Renkler ışığın edimleridir. Ancak bu bağlamda renkler ışık hakkında bilgi verir. Renkler ve ışık arasında birebir bir ilişki vardır; fakat her ikisi de tamamıyla doğaya aittir; çünkü gözlerin algılama biçimine göre şekillenir.

Göz, varlığını ışığa borçludur. Tamamen dürtüsel olarak göz, ışığı gördüğünde, ışık için şekillenir. Işıkla göz arasındaki doğrudan bir ilişki vardır. Her ikisi de aynıdır. Göz, mekanik bir tepkiye maruz kaldığında ışık ve renkler öne çıkar.

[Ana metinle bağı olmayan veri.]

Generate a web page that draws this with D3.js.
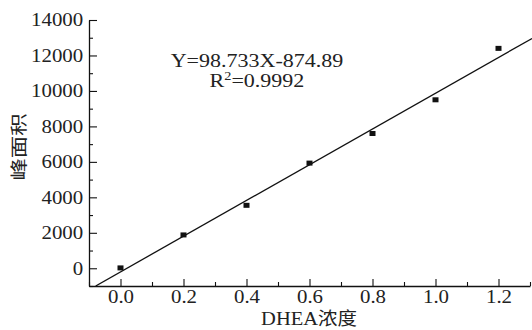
<!DOCTYPE html>
<html><head><meta charset="utf-8">
<script src="https://cdn.jsdelivr.net/npm/d3@7"></script>
<style>body{margin:0;background:#fff}svg{display:block}</style>
</head><body>
<svg id="c" width="532" height="330"></svg>
<script>
const concentrations = [0.0, 0.2, 0.4, 0.6, 0.8, 1.0, 1.2];
const peakAreas = [20, 1880, 3550, 5930, 7600, 9500, 12400];
const xTicks = [0.0, 0.2, 0.4, 0.6, 0.8, 1.0, 1.2];
const yTicks = [0, 2000, 4000, 6000, 8000, 10000, 12000, 14000];
const equationLines = ["Y=98.733X-874.89", "R2=0.9992"];
const xTitle = "DHEA浓度";
const yTitle = "峰面积";

const svg = d3.select("#c");
const x = d3.scaleLinear().domain([-0.1, 1.3]).range([89, 530]);
const y = d3.scaleLinear().domain([-1000, 14000]).range([286, 20]);
const serif = "'Liberation Serif','Times New Roman',serif";
const cjk = "'Noto Sans CJK SC','Liberation Serif',serif";
const SX = 1.16;

// least squares fit from the data
const n = concentrations.length;
const mx = d3.mean(concentrations), my = d3.mean(peakAreas);
let sxy = 0, sxx = 0;
for (let i = 0; i < n; i++) { sxy += (concentrations[i]-mx)*(peakAreas[i]-my); sxx += (concentrations[i]-mx)**2; }
const slope = sxy/sxx, icpt = my - slope*mx;

svg.append("clipPath").attr("id","clip").append("rect")
  .attr("x", 89).attr("y", 20).attr("width", 443).attr("height", 266);

const x0 = (y.domain()[0]-icpt)/slope;
const fitX = [x0, x.invert(532)];
svg.append("path").attr("clip-path","url(#clip)")
  .attr("d", d3.line().x(d=>x(d)).y(d=>y(slope*d+icpt))(fitX))
  .attr("stroke","#111").attr("stroke-width",1.3).attr("fill","none");

// minor ticks
svg.append("g").attr("transform","translate(0,286)")
  .call(d3.axisBottom(x).tickValues(d3.range(-0.1,1.31,0.2)).tickSize(-4).tickSizeOuter(0).tickFormat(""))
  .call(g=>{g.select(".domain").remove(); g.selectAll("line").attr("stroke","#111").attr("stroke-width",1.1);});
svg.append("g").attr("transform","translate(89,0)")
  .call(d3.axisLeft(y).tickValues(d3.range(-1000,14000,2000)).tickSize(-4).tickSizeOuter(0).tickFormat(""))
  .call(g=>{g.select(".domain").remove(); g.selectAll("line").attr("stroke","#111").attr("stroke-width",1.1);});

const xa = svg.append("g").attr("transform","translate(0,286)")
  .call(d3.axisBottom(x).tickValues(xTicks).tickSize(-7).tickSizeOuter(0).tickPadding(4).tickFormat(d3.format(".1f")));
const ya = svg.append("g").attr("transform","translate(89,0)")
  .call(d3.axisLeft(y).tickValues(yTicks).tickSize(-8).tickSizeOuter(0).tickPadding(5).tickFormat(d3.format("d")));
[xa, ya].forEach(a => {
  a.select(".domain").attr("stroke","#111").attr("stroke-width",1.3);
  a.selectAll(".tick line").attr("stroke","#111").attr("stroke-width",1.1);
  a.selectAll(".tick text").attr("font-family", serif).attr("font-size", 18).attr("fill","#222")
    .attr("transform", `scale(${SX},1)`);
});

svg.append("g").selectAll("rect").data(concentrations).join("rect")
  .attr("x", d=>x(d)-3).attr("y",(d,i)=>y(peakAreas[i])-2.5)
  .attr("width",6).attr("height",5).attr("fill","#111");

// equation
const eq = svg.append("g").attr("font-family", serif).attr("font-size", 18.5).attr("fill","#222");
eq.append("text").attr("transform",`translate(257,66.5) scale(1.19,1)`).attr("text-anchor","middle").text(equationLines[0]);
const r2 = eq.append("text").attr("transform",`translate(257,87) scale(1.19,1)`).attr("text-anchor","middle");
r2.append("tspan").text(equationLines[1].slice(0,1));
r2.append("tspan").attr("font-size",12).attr("dy",-7).text(equationLines[1].slice(1,2));
r2.append("tspan").attr("dy",7).text(equationLines[1].slice(2));

svg.append("text").attr("transform",`translate(309,325) scale(1.08,1)`).attr("text-anchor","middle")
  .attr("fill","#222").attr("font-size",19).attr("font-family",serif)
  .selectAll("tspan").data([xTitle.slice(0,4), xTitle.slice(4)]).join("tspan")
  .attr("font-family",(d,i)=>i? cjk : serif).attr("font-size",(d,i)=>i?18:19).text(d=>d);

svg.append("text").attr("transform",`translate(24.5,147) rotate(-90) scale(1.28,1)`).attr("text-anchor","middle")
  .attr("fill","#222").attr("font-size",17.5).attr("font-family",cjk).text(yTitle);
</script>
</body></html>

“Renk için, ışık ve karanlık, açıklık ve koyuluk; daha genel ifadeyle ışık ve ışıksızlık gerekmektedir. Işıkta, sarı diye niteleyeceğimiz bir renk oluşur; karanlıkta ise başka bir renk, mavi olarak tanımladığımız bir renk ortaya çıkar. Her ikisi, dengeli saf durumda karıştırıldığında, yeşil olarak adlandırdığımız üçüncü bir renk ortaya çıkar. Fakat her iki orijin renk de kendi içinde yoğunlaşarak veya koyulaşarak yeni görüntüler yaratabilir. Her ikisi de kızılımsı bir görünüm alabilir ve bu kırmızı renk öyle belirgin olabilir ki, içindeki orijin mavi ve sarı renklerin esamesi dahi okunamaz. Fakat en katışıksız arı kırmızı fiziksel olaylarla, ‘sarımsı-kırmızı’ ve ‘mavimsi-kırmızı’ uçlarını birleştirerek yaratılır. Bu, renk görüngüsünün ve yaratılmasının canlı ve uygulamaya geçilmiş yaklaşımıdır. Özel olarak hazırlanmış mavi ve sarıya hazır bir kırmızıyı da alarak, yoğunlaştırarak yaptığımızı tersten karıştırarak elde

23

edebiliriz. Sonuçta temel renk öğretisine konu olan renkler, kolaylıkla bir renk çemberi içerisinde toplanabilen bu üç ya da altı renktir” (Goethe, 2013, s. 70).

Renk; diğer tüm doğa olgularından olduğu gibi, ayırarak ve karşıtlık kurarak, karıştırarak ve birleştirerek, ayırttırarak ve nötrleştirerek, iletişim kurarak ve paylaşarak ifade eder.